■ Set problem
Set down each line of the material that follows, exactly, with no pictures.

■ Data lines
■ ■ ■ ■ ■ ■ ■

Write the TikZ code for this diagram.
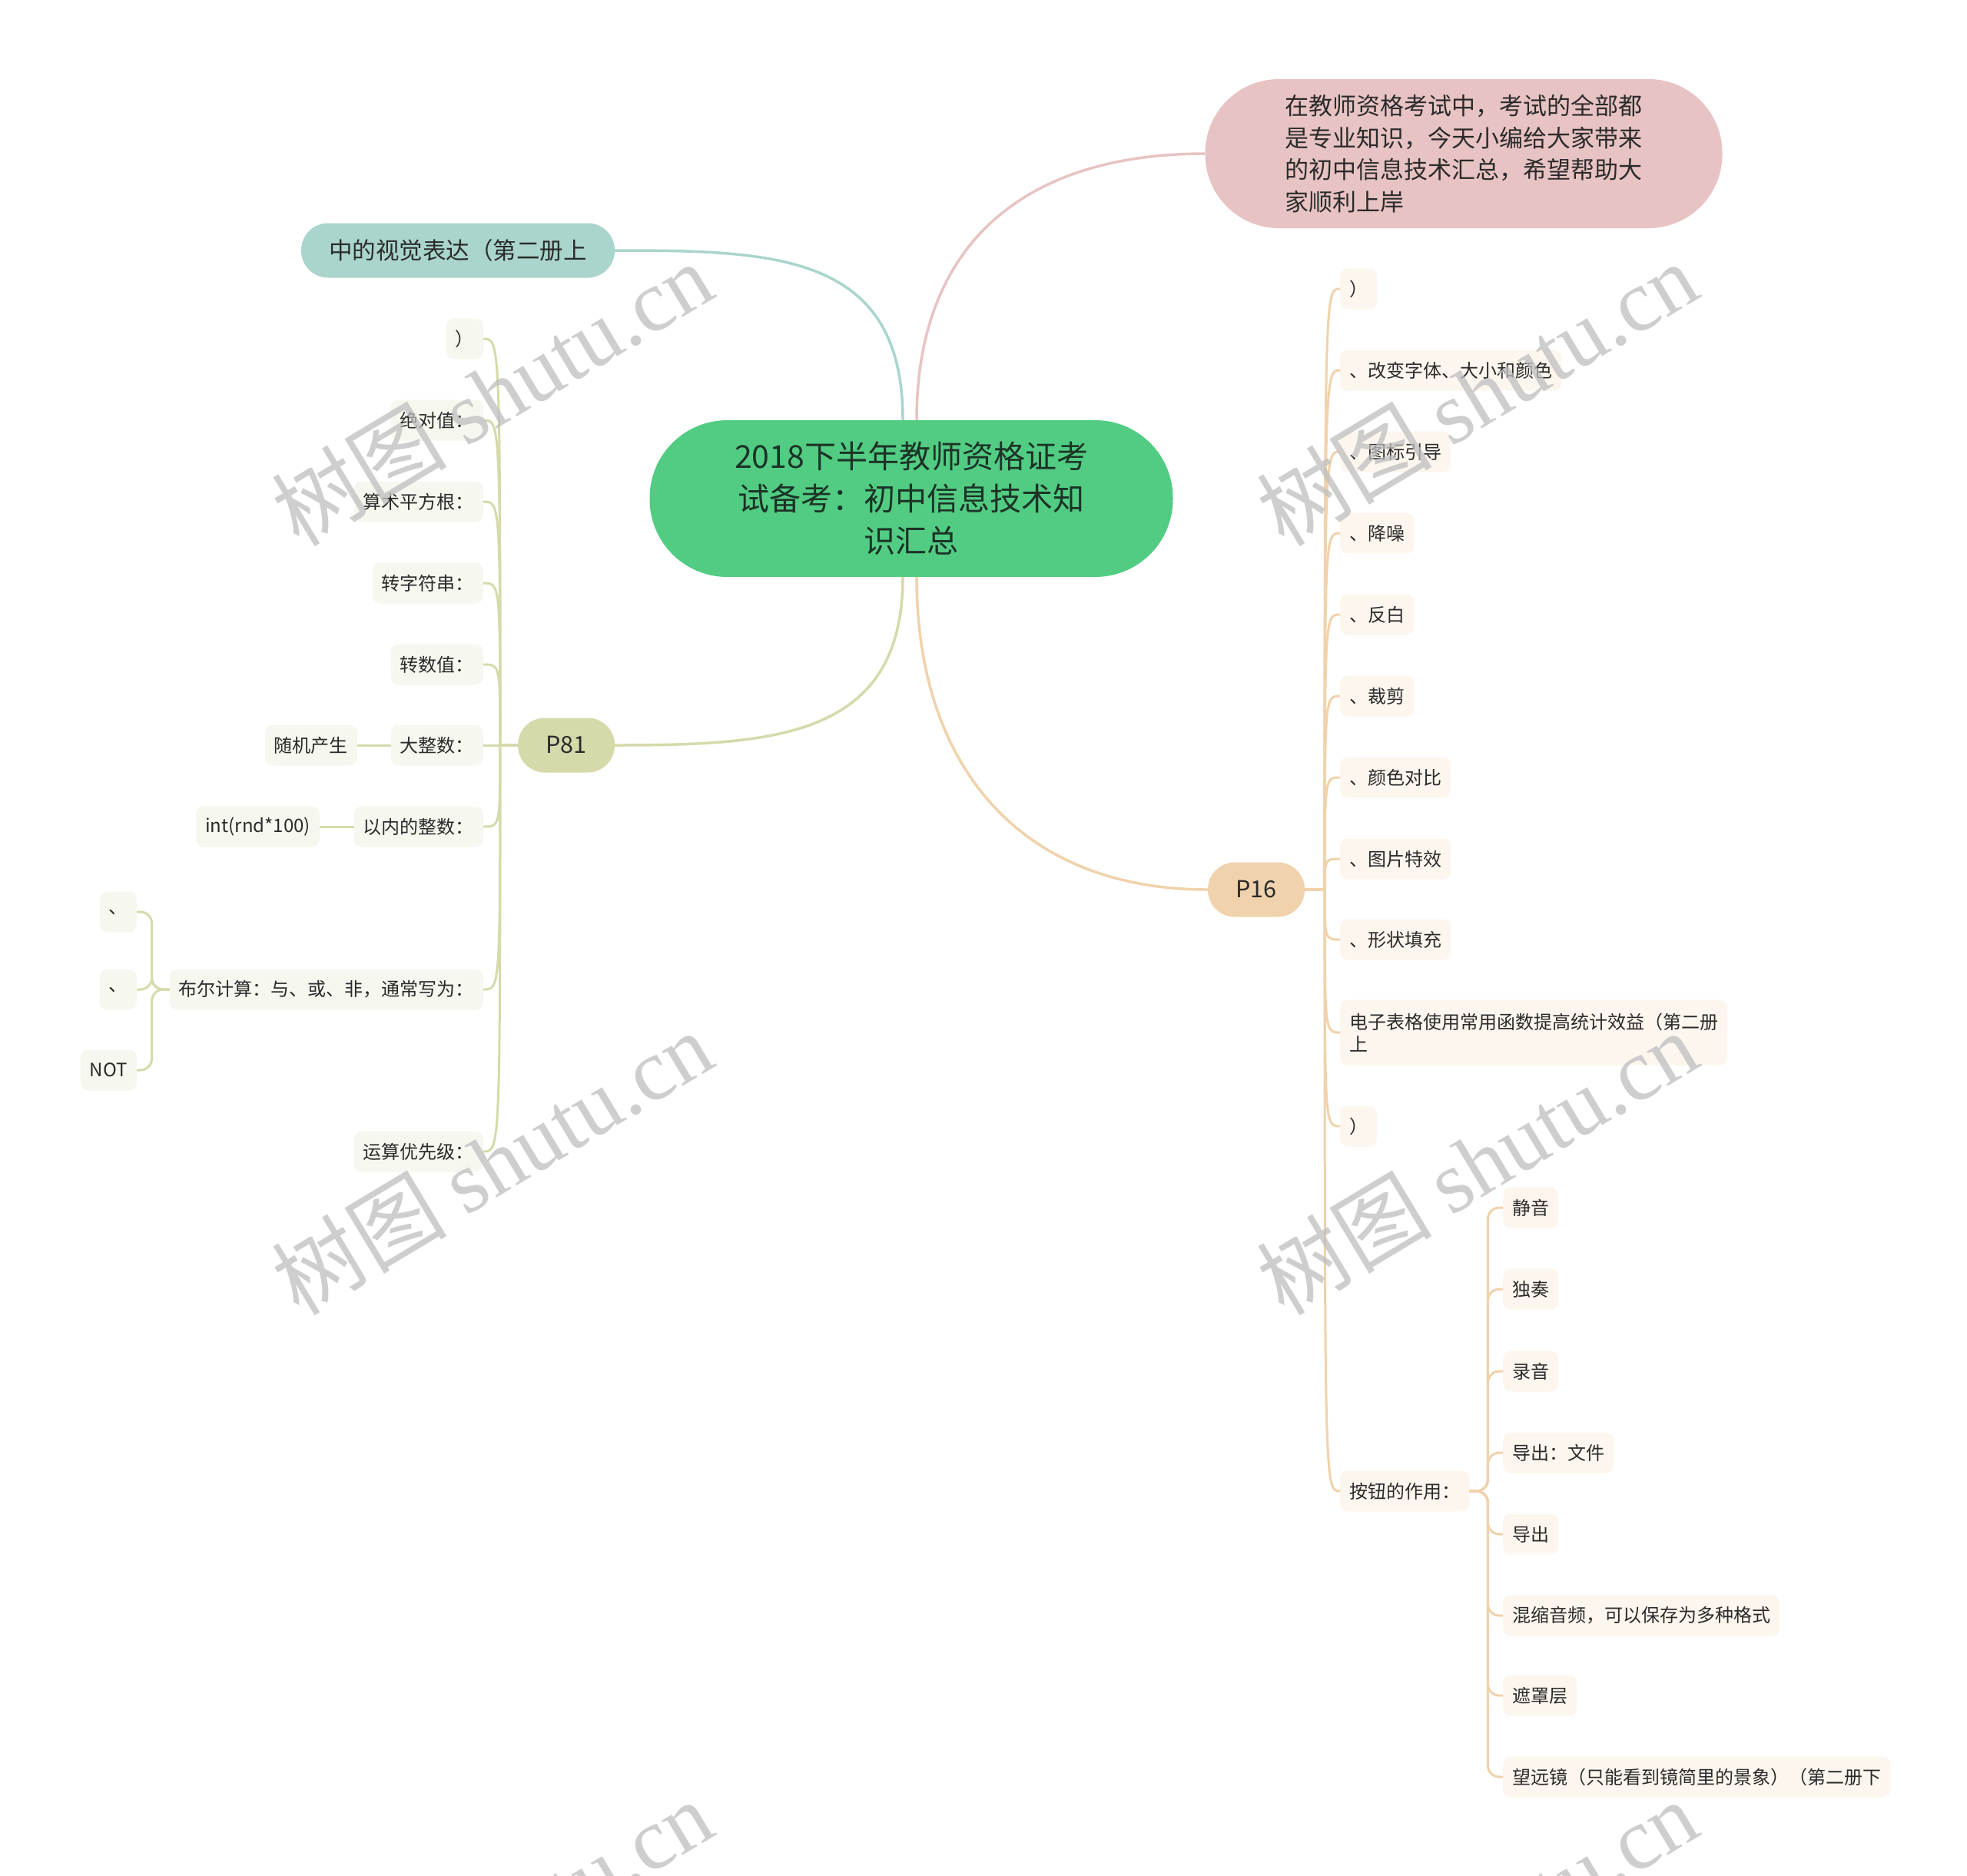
\documentclass[tikz,border=0pt]{standalone}
\usepackage{fontspec}
\setmainfont{Noto Sans CJK SC}
\newfontfamily\wmserif{Liberation Serif}
\definecolor{mainG}{HTML}{52CC83}
\definecolor{mainT}{HTML}{1C3326}
\definecolor{cTeal}{HTML}{A9D5CC}
\definecolor{cPink}{HTML}{E8C3C3}
\definecolor{cOlive}{HTML}{D6DAAB}
\definecolor{cPeach}{HTML}{F0D2AC}
\definecolor{bgOlive}{HTML}{F6F7EE}
\definecolor{bgPeach}{HTML}{FDF6EE}
\definecolor{txt}{HTML}{2B2B2B}
\definecolor{wmc}{HTML}{BEBEBE}
\tikzset{
  mainnode/.style={fill=mainG, text=mainT, minimum width=681, minimum height=204,
    rounded corners=101, inner sep=0, align=center, font=\fontsize{41}{55}\selectfont},
  descnode/.style={fill=cPink, text=txt, minimum width=673, minimum height=194,
    rounded corners=96, inner sep=0, align=left, font=\fontsize{31}{41.5}\selectfont},
  topic/.style={text=txt, minimum height=71, rounded corners=35, inner sep=0,
    font=\fontsize{30.5}{36}\selectfont},
  lleaf/.style={fill=bgOlive, text=txt, minimum height=53, rounded corners=10,
    inner xsep=12, inner ysep=0, font=\fontsize{24}{29}\selectfont},
  rleaf/.style={fill=bgPeach, text=txt, minimum height=53, rounded corners=10,
    inner xsep=12, inner ysep=0, font=\fontsize{24}{29}\selectfont},
  oline/.style={draw=cOlive, line width=3},
  pline/.style={draw=cPeach, line width=3},
  wm/.style={rotate=31, text=wmc, text opacity=0.75, inner sep=0,
    font=\fontsize{114}{114}\selectfont}
}
\begin{document}
\begin{tikzpicture}[x=1pt,y=-1pt]
\useasboundingbox (0,0) rectangle (2560,2442);
\fill[white] (0,0) rectangle (2560,2442);

% main topics
\node[mainnode] (main) at (1186,649) {2018下半年教师资格证考\\试备考：初中信息技术知\\识汇总};
\node[descnode] (desc) at (1905,200) {在教师资格考试中，考试的全部都\\是专业知识，今天小编给大家带来\\的初中信息技术汇总，希望帮助大\\家顺利上岸};
\node[topic, fill=cTeal, minimum width=408] (tealn) at (596,326) {中的视觉表达（第二册上};
\node[topic, fill=cOlive, minimum width=126] (p81) at (737,970) {P81};
\node[topic, fill=cPeach, minimum width=126] (p16) at (1635,1158) {P16};

\draw[cTeal, line width=3.5] ([xshift=-11]main.north) .. controls (1175,330) and (1010,326) .. (tealn.east);
\draw[cPink, line width=3.5] ([xshift=7]main.north) .. controls (1193,320) and (1330,200) .. (desc.west);
\draw[cOlive, line width=3.5] ([xshift=-11]main.south) .. controls (1175,960) and (1010,970) .. (p81.east);
\draw[cPeach, line width=3.5] ([xshift=7]main.south) .. controls (1193,1000) and (1330,1158) .. (p16.west);

% left branch (P81)
\node[lleaf, anchor=east] (l1) at (629,441) {）};
\node[lleaf, anchor=east] (l2) at (629,547) {绝对值：};
\node[lleaf, anchor=east] (l3) at (629,653) {算术平方根：};
\node[lleaf, anchor=east] (l4) at (629,759) {转字符串：};
\node[lleaf, anchor=east] (l5) at (629,865) {转数值：};
\node[lleaf, anchor=east] (l6) at (629,970) {大整数：};
\node[lleaf, anchor=east] (l7) at (629,1076) {以内的整数：};
\node[lleaf, anchor=east] (l8) at (629,1288) {布尔计算：与、或、非，通常写为：};
\node[lleaf, anchor=east] (l9) at (629,1499) {运算优先级：};
\foreach \n/\y in {l1/441,l2/547,l3/653,l4/759,l5/865,l6/970,l7/1076,l8/1288,l9/1499}
  \draw[oline] (p81.west) -- ++(-23,0) .. controls (651,\y) .. (\n.east);

\node[lleaf, anchor=east] (rand) at (465,970) {随机产生};
\node[lleaf, anchor=east] (intn) at (416,1076) {int(rnd*100)};
\draw[oline] (l6.west) -- (rand.east);
\draw[oline] (l7.west) -- (intn.east);

\node[lleaf, anchor=east] (b1) at (178,1187) {、};
\node[lleaf, anchor=east] (b2) at (178,1288) {、};
\node[lleaf, anchor=east] (b3) at (178,1393) {NOT};
\foreach \n in {b1,b2,b3}
  \draw[oline, rounded corners=15] (l8.west) -- ++(-23,0) |- (\n.east);

% right branch (P16)
\node[rleaf, anchor=west] (r1) at (1744,376) {）};
\node[rleaf, anchor=west] (r2) at (1744,482) {、改变字体、大小和颜色};
\node[rleaf, anchor=west] (r3) at (1744,588) {、图标引导};
\node[rleaf, anchor=west] (r4) at (1744,694) {、降噪};
\node[rleaf, anchor=west] (r5) at (1744,800) {、反白};
\node[rleaf, anchor=west] (r6) at (1744,906) {、裁剪};
\node[rleaf, anchor=west] (r7) at (1744,1012) {、颜色对比};
\node[rleaf, anchor=west] (r8) at (1744,1118) {、图片特效};
\node[rleaf, anchor=west] (r9) at (1744,1223) {、形状填充};
\node[rleaf, anchor=west, minimum height=85, align=left] (r10) at (1744,1344) {电子表格使用常用函数提高统计效益（第二册\\上};
\node[rleaf, anchor=west] (r11) at (1744,1466) {）};
\node[rleaf, anchor=west] (r12) at (1744,1941) {按钮的作用：};
\foreach \n/\y in {r1/376,r2/482,r3/588,r4/694,r5/800,r6/906,r7/1012,r8/1118,r9/1223,r10/1344,r11/1466,r12/1941}
  \draw[pline] (p16.east) -- ++(26,0) .. controls (1724,\y) .. (\n.west);

\node[rleaf, anchor=west] (s1) at (1956,1572) {静音};
\node[rleaf, anchor=west] (s2) at (1956,1678) {独奏};
\node[rleaf, anchor=west] (s3) at (1956,1785) {录音};
\node[rleaf, anchor=west] (s4) at (1956,1891) {导出：文件};
\node[rleaf, anchor=west] (s5) at (1956,1997) {导出};
\node[rleaf, anchor=west] (s6) at (1956,2103) {混缩音频，可以保存为多种格式};
\node[rleaf, anchor=west] (s7) at (1956,2207) {遮罩层};
\node[rleaf, anchor=west] (s8) at (1956,2313) {望远镜（只能看到镜简里的景象）（第二册下};
\foreach \n in {s1,s2,s3,s4,s5,s6,s7,s8}
  \draw[pline, rounded corners=15] (r12.east) -- ++(24,0) |- (\n.west);

% watermarks
\foreach \x/\y [count=\i] in {640/512,1922/512,640/1513,1922/1513,640/2514,1922/2514}
  \node[wm] (wm\i) at (\x,\y) {树图 {\wmserif shutu.cn}};
\end{tikzpicture}
\end{document}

■ ■ ■ ■ ■ ■ ■

■ Reply
Write the TikZ code for this diagram.
\documentclass[tikz,border=0pt]{standalone}
\usepackage{fontspec}
\setmainfont{Noto Sans CJK SC}
\newfontfamily\wmserif{Liberation Serif}
\definecolor{mainG}{HTML}{52CC83}
\definecolor{mainT}{HTML}{1C3326}
\definecolor{cTeal}{HTML}{A9D5CC}
\definecolor{cPink}{HTML}{E8C3C3}
\definecolor{cOlive}{HTML}{D6DAAB}
\definecolor{cPeach}{HTML}{F0D2AC}
\definecolor{bgOlive}{HTML}{F6F7EE}
\definecolor{bgPeach}{HTML}{FDF6EE}
\definecolor{txt}{HTML}{2B2B2B}
\definecolor{wmc}{HTML}{BEBEBE}
\tikzset{
  mainnode/.style={fill=mainG, text=mainT, minimum width=681, minimum height=204,
    rounded corners=101, inner sep=0, align=center, font=\fontsize{41}{55}\selectfont},
  descnode/.style={fill=cPink, text=txt, minimum width=673, minimum height=194,
    rounded corners=96, inner sep=0, align=left, font=\fontsize{31}{41.5}\selectfont},
  topic/.style={text=txt, minimum height=71, rounded corners=35, inner sep=0,
    font=\fontsize{30.5}{36}\selectfont},
  lleaf/.style={fill=bgOlive, text=txt, minimum height=53, rounded corners=10,
    inner xsep=12, inner ysep=0, font=\fontsize{24}{29}\selectfont},
  rleaf/.style={fill=bgPeach, text=txt, minimum height=53, rounded corners=10,
    inner xsep=12, inner ysep=0, font=\fontsize{24}{29}\selectfont},
  oline/.style={draw=cOlive, line width=3},
  pline/.style={draw=cPeach, line width=3},
  wm/.style={rotate=31, text=wmc, text opacity=0.75, inner sep=0,
    font=\fontsize{114}{114}\selectfont}
}
\begin{document}
\begin{tikzpicture}[x=1pt,y=-1pt]
\useasboundingbox (0,0) rectangle (2560,2442);
\fill[white] (0,0) rectangle (2560,2442);

% main topics
\node[mainnode] (main) at (1186,649) {2018下半年教师资格证考\\试备考：初中信息技术知\\识汇总};
\node[descnode] (desc) at (1905,200) {在教师资格考试中，考试的全部都\\是专业知识，今天小编给大家带来\\的初中信息技术汇总，希望帮助大\\家顺利上岸};
\node[topic, fill=cTeal, minimum width=408] (tealn) at (596,326) {中的视觉表达（第二册上};
\node[topic, fill=cOlive, minimum width=126] (p81) at (737,970) {P81};
\node[topic, fill=cPeach, minimum width=126] (p16) at (1635,1158) {P16};

\draw[cTeal, line width=3.5] ([xshift=-11]main.north) .. controls (1175,330) and (1010,326) .. (tealn.east);
\draw[cPink, line width=3.5] ([xshift=7]main.north) .. controls (1193,320) and (1330,200) .. (desc.west);
\draw[cOlive, line width=3.5] ([xshift=-11]main.south) .. controls (1175,960) and (1010,970) .. (p81.east);
\draw[cPeach, line width=3.5] ([xshift=7]main.south) .. controls (1193,1000) and (1330,1158) .. (p16.west);

% left branch (P81)
\node[lleaf, anchor=east] (l1) at (629,441) {）};
\node[lleaf, anchor=east] (l2) at (629,547) {绝对值：};
\node[lleaf, anchor=east] (l3) at (629,653) {算术平方根：};
\node[lleaf, anchor=east] (l4) at (629,759) {转字符串：};
\node[lleaf, anchor=east] (l5) at (629,865) {转数值：};
\node[lleaf, anchor=east] (l6) at (629,970) {大整数：};
\node[lleaf, anchor=east] (l7) at (629,1076) {以内的整数：};
\node[lleaf, anchor=east] (l8) at (629,1288) {布尔计算：与、或、非，通常写为：};
\node[lleaf, anchor=east] (l9) at (629,1499) {运算优先级：};
\foreach \n/\y in {l1/441,l2/547,l3/653,l4/759,l5/865,l6/970,l7/1076,l8/1288,l9/1499}
  \draw[oline] (p81.west) -- ++(-23,0) .. controls (651,\y) .. (\n.east);

\node[lleaf, anchor=east] (rand) at (465,970) {随机产生};
\node[lleaf, anchor=east] (intn) at (416,1076) {int(rnd*100)};
\draw[oline] (l6.west) -- (rand.east);
\draw[oline] (l7.west) -- (intn.east);

\node[lleaf, anchor=east] (b1) at (178,1187) {、};
\node[lleaf, anchor=east] (b2) at (178,1288) {、};
\node[lleaf, anchor=east] (b3) at (178,1393) {NOT};
\foreach \n in {b1,b2,b3}
  \draw[oline, rounded corners=15] (l8.west) -- ++(-23,0) |- (\n.east);

% right branch (P16)
\node[rleaf, anchor=west] (r1) at (1744,376) {）};
\node[rleaf, anchor=west] (r2) at (1744,482) {、改变字体、大小和颜色};
\node[rleaf, anchor=west] (r3) at (1744,588) {、图标引导};
\node[rleaf, anchor=west] (r4) at (1744,694) {、降噪};
\node[rleaf, anchor=west] (r5) at (1744,800) {、反白};
\node[rleaf, anchor=west] (r6) at (1744,906) {、裁剪};
\node[rleaf, anchor=west] (r7) at (1744,1012) {、颜色对比};
\node[rleaf, anchor=west] (r8) at (1744,1118) {、图片特效};
\node[rleaf, anchor=west] (r9) at (1744,1223) {、形状填充};
\node[rleaf, anchor=west, minimum height=85, align=left] (r10) at (1744,1344) {电子表格使用常用函数提高统计效益（第二册\\上};
\node[rleaf, anchor=west] (r11) at (1744,1466) {）};
\node[rleaf, anchor=west] (r12) at (1744,1941) {按钮的作用：};
\foreach \n/\y in {r1/376,r2/482,r3/588,r4/694,r5/800,r6/906,r7/1012,r8/1118,r9/1223,r10/1344,r11/1466,r12/1941}
  \draw[pline] (p16.east) -- ++(26,0) .. controls (1724,\y) .. (\n.west);

\node[rleaf, anchor=west] (s1) at (1956,1572) {静音};
\node[rleaf, anchor=west] (s2) at (1956,1678) {独奏};
\node[rleaf, anchor=west] (s3) at (1956,1785) {录音};
\node[rleaf, anchor=west] (s4) at (1956,1891) {导出：文件};
\node[rleaf, anchor=west] (s5) at (1956,1997) {导出};
\node[rleaf, anchor=west] (s6) at (1956,2103) {混缩音频，可以保存为多种格式};
\node[rleaf, anchor=west] (s7) at (1956,2207) {遮罩层};
\node[rleaf, anchor=west] (s8) at (1956,2313) {望远镜（只能看到镜简里的景象）（第二册下};
\foreach \n in {s1,s2,s3,s4,s5,s6,s7,s8}
  \draw[pline, rounded corners=15] (r12.east) -- ++(24,0) |- (\n.west);

% watermarks
\foreach \x/\y [count=\i] in {640/512,1922/512,640/1513,1922/1513,640/2514,1922/2514}
  \node[wm] (wm\i) at (\x,\y) {树图 {\wmserif shutu.cn}};
\end{tikzpicture}
\end{document}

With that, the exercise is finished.